:: What to do ::
Transcribe the listing exactly, leaving out every picture.

:: Material ::
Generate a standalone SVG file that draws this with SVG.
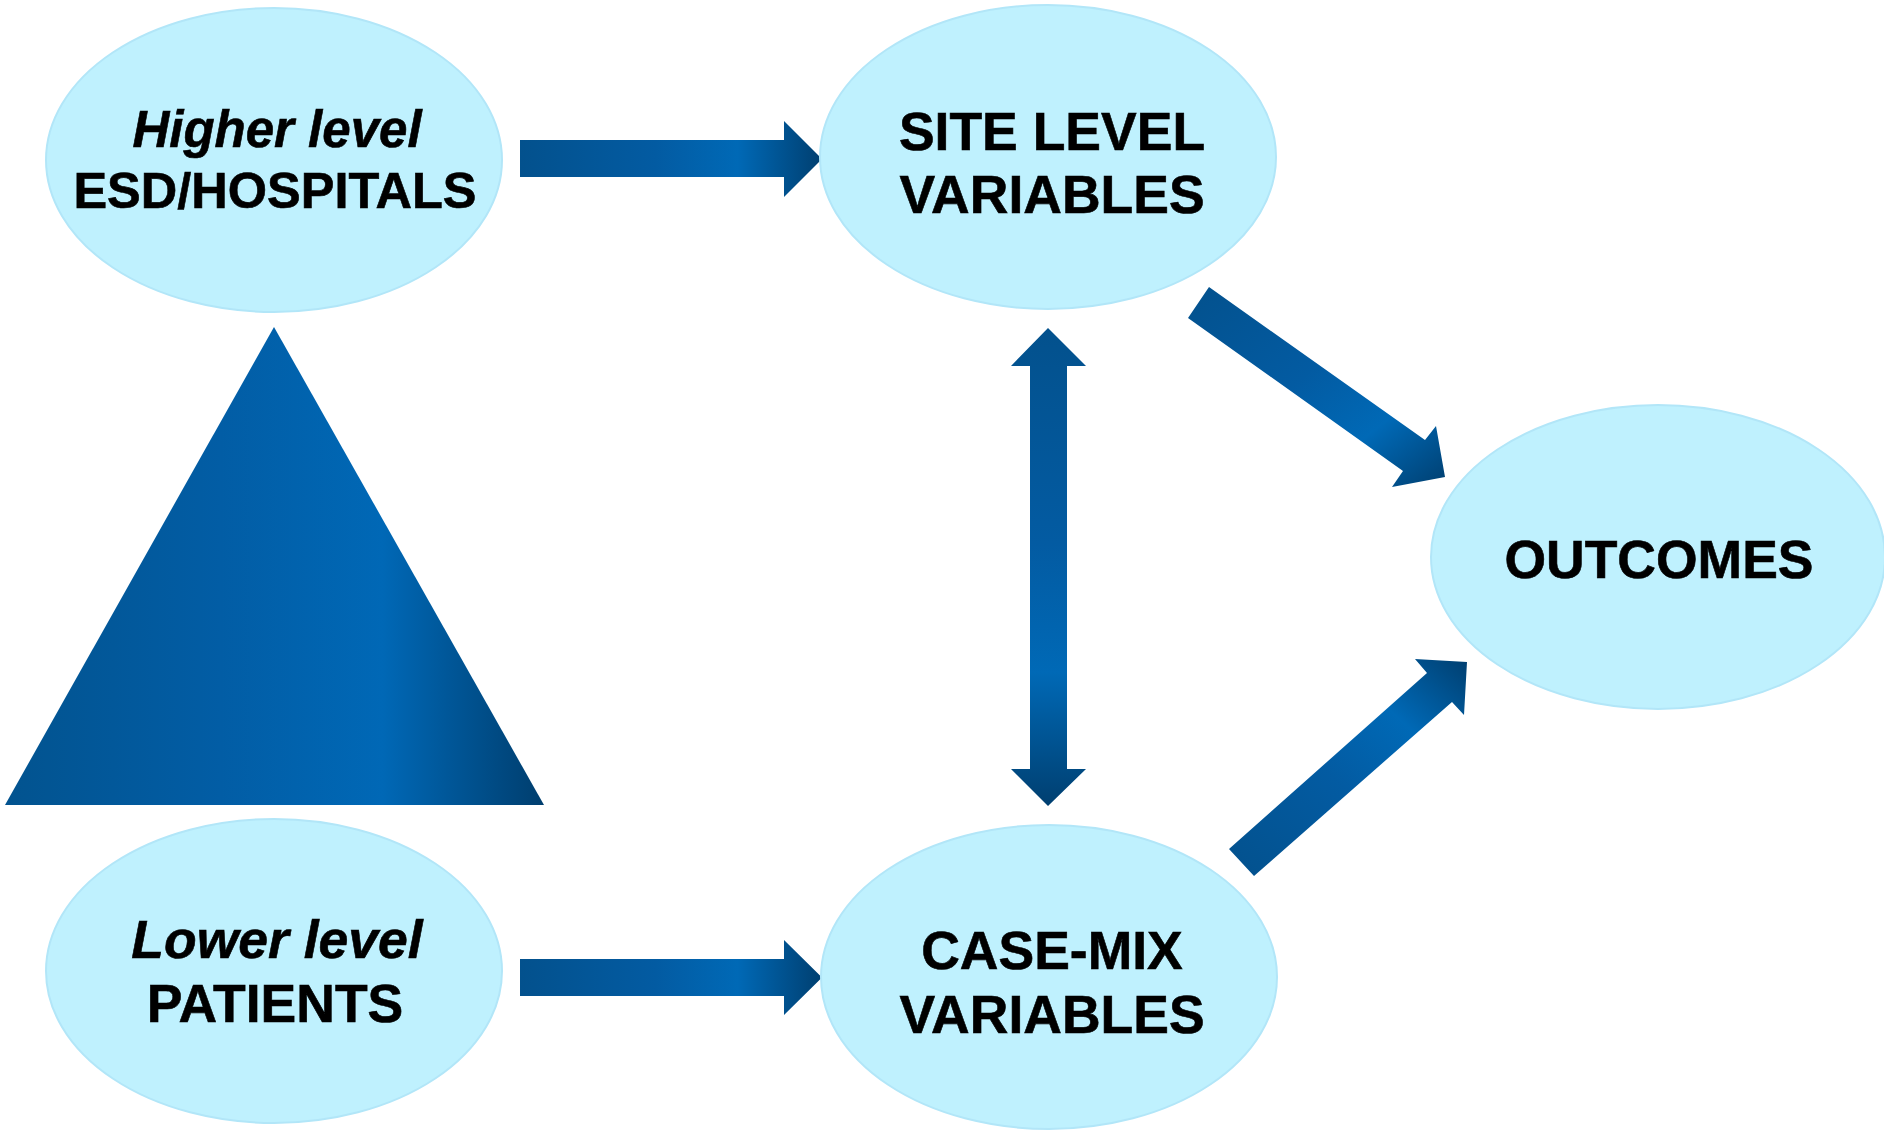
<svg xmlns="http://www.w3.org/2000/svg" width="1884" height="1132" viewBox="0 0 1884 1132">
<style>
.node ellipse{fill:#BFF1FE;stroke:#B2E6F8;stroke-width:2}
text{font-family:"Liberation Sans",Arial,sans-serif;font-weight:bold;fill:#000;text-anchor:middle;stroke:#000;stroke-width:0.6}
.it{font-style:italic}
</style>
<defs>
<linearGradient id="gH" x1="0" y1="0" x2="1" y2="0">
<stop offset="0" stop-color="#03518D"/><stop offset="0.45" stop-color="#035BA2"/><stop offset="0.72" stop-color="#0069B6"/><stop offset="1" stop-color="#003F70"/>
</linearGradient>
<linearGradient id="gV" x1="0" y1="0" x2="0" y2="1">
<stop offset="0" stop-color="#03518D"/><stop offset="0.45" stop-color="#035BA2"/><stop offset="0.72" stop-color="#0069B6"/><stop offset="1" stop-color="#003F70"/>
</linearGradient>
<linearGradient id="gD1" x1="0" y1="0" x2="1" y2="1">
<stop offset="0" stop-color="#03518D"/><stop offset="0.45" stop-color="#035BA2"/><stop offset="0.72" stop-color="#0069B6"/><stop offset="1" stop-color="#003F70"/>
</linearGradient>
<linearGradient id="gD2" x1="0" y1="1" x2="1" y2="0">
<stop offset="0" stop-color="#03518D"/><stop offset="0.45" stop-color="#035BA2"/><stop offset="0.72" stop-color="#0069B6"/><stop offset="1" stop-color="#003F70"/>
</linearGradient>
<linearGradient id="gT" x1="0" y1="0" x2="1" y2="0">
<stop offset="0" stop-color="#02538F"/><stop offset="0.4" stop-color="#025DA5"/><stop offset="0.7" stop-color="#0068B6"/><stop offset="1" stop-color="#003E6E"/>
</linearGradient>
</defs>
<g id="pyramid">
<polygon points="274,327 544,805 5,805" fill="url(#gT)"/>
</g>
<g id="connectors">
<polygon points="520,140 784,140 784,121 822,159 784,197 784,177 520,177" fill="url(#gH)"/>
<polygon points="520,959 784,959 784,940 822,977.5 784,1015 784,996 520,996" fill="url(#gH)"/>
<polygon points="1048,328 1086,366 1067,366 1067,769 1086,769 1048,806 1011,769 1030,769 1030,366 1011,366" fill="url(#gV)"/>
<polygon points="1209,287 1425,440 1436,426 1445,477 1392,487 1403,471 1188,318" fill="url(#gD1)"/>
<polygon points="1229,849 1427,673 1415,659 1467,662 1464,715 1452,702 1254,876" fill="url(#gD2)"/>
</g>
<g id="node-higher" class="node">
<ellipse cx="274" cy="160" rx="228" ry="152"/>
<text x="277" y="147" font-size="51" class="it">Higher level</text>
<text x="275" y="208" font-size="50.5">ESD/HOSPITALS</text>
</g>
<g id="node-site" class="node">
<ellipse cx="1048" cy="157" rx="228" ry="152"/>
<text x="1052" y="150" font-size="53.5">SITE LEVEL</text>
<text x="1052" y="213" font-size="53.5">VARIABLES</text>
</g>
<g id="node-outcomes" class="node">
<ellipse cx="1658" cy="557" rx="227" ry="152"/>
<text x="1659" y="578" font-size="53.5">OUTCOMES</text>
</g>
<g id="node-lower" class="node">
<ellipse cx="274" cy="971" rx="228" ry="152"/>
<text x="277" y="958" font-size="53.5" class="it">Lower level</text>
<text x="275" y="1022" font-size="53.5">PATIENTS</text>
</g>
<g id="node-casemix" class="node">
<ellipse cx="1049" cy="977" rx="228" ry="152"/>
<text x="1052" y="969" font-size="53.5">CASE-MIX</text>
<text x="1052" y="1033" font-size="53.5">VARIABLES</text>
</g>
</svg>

:: Solution below ::
Generate a standalone SVG file that draws this with SVG.
<svg xmlns="http://www.w3.org/2000/svg" width="1884" height="1132" viewBox="0 0 1884 1132">
<style>
.node ellipse{fill:#BFF1FE;stroke:#B2E6F8;stroke-width:2}
text{font-family:"Liberation Sans",Arial,sans-serif;font-weight:bold;fill:#000;text-anchor:middle;stroke:#000;stroke-width:0.6}
.it{font-style:italic}
</style>
<defs>
<linearGradient id="gH" x1="0" y1="0" x2="1" y2="0">
<stop offset="0" stop-color="#03518D"/><stop offset="0.45" stop-color="#035BA2"/><stop offset="0.72" stop-color="#0069B6"/><stop offset="1" stop-color="#003F70"/>
</linearGradient>
<linearGradient id="gV" x1="0" y1="0" x2="0" y2="1">
<stop offset="0" stop-color="#03518D"/><stop offset="0.45" stop-color="#035BA2"/><stop offset="0.72" stop-color="#0069B6"/><stop offset="1" stop-color="#003F70"/>
</linearGradient>
<linearGradient id="gD1" x1="0" y1="0" x2="1" y2="1">
<stop offset="0" stop-color="#03518D"/><stop offset="0.45" stop-color="#035BA2"/><stop offset="0.72" stop-color="#0069B6"/><stop offset="1" stop-color="#003F70"/>
</linearGradient>
<linearGradient id="gD2" x1="0" y1="1" x2="1" y2="0">
<stop offset="0" stop-color="#03518D"/><stop offset="0.45" stop-color="#035BA2"/><stop offset="0.72" stop-color="#0069B6"/><stop offset="1" stop-color="#003F70"/>
</linearGradient>
<linearGradient id="gT" x1="0" y1="0" x2="1" y2="0">
<stop offset="0" stop-color="#02538F"/><stop offset="0.4" stop-color="#025DA5"/><stop offset="0.7" stop-color="#0068B6"/><stop offset="1" stop-color="#003E6E"/>
</linearGradient>
</defs>
<g id="pyramid">
<polygon points="274,327 544,805 5,805" fill="url(#gT)"/>
</g>
<g id="connectors">
<polygon points="520,140 784,140 784,121 822,159 784,197 784,177 520,177" fill="url(#gH)"/>
<polygon points="520,959 784,959 784,940 822,977.5 784,1015 784,996 520,996" fill="url(#gH)"/>
<polygon points="1048,328 1086,366 1067,366 1067,769 1086,769 1048,806 1011,769 1030,769 1030,366 1011,366" fill="url(#gV)"/>
<polygon points="1209,287 1425,440 1436,426 1445,477 1392,487 1403,471 1188,318" fill="url(#gD1)"/>
<polygon points="1229,849 1427,673 1415,659 1467,662 1464,715 1452,702 1254,876" fill="url(#gD2)"/>
</g>
<g id="node-higher" class="node">
<ellipse cx="274" cy="160" rx="228" ry="152"/>
<text x="277" y="147" font-size="51" class="it">Higher level</text>
<text x="275" y="208" font-size="50.5">ESD/HOSPITALS</text>
</g>
<g id="node-site" class="node">
<ellipse cx="1048" cy="157" rx="228" ry="152"/>
<text x="1052" y="150" font-size="53.5">SITE LEVEL</text>
<text x="1052" y="213" font-size="53.5">VARIABLES</text>
</g>
<g id="node-outcomes" class="node">
<ellipse cx="1658" cy="557" rx="227" ry="152"/>
<text x="1659" y="578" font-size="53.5">OUTCOMES</text>
</g>
<g id="node-lower" class="node">
<ellipse cx="274" cy="971" rx="228" ry="152"/>
<text x="277" y="958" font-size="53.5" class="it">Lower level</text>
<text x="275" y="1022" font-size="53.5">PATIENTS</text>
</g>
<g id="node-casemix" class="node">
<ellipse cx="1049" cy="977" rx="228" ry="152"/>
<text x="1052" y="969" font-size="53.5">CASE-MIX</text>
<text x="1052" y="1033" font-size="53.5">VARIABLES</text>
</g>
</svg>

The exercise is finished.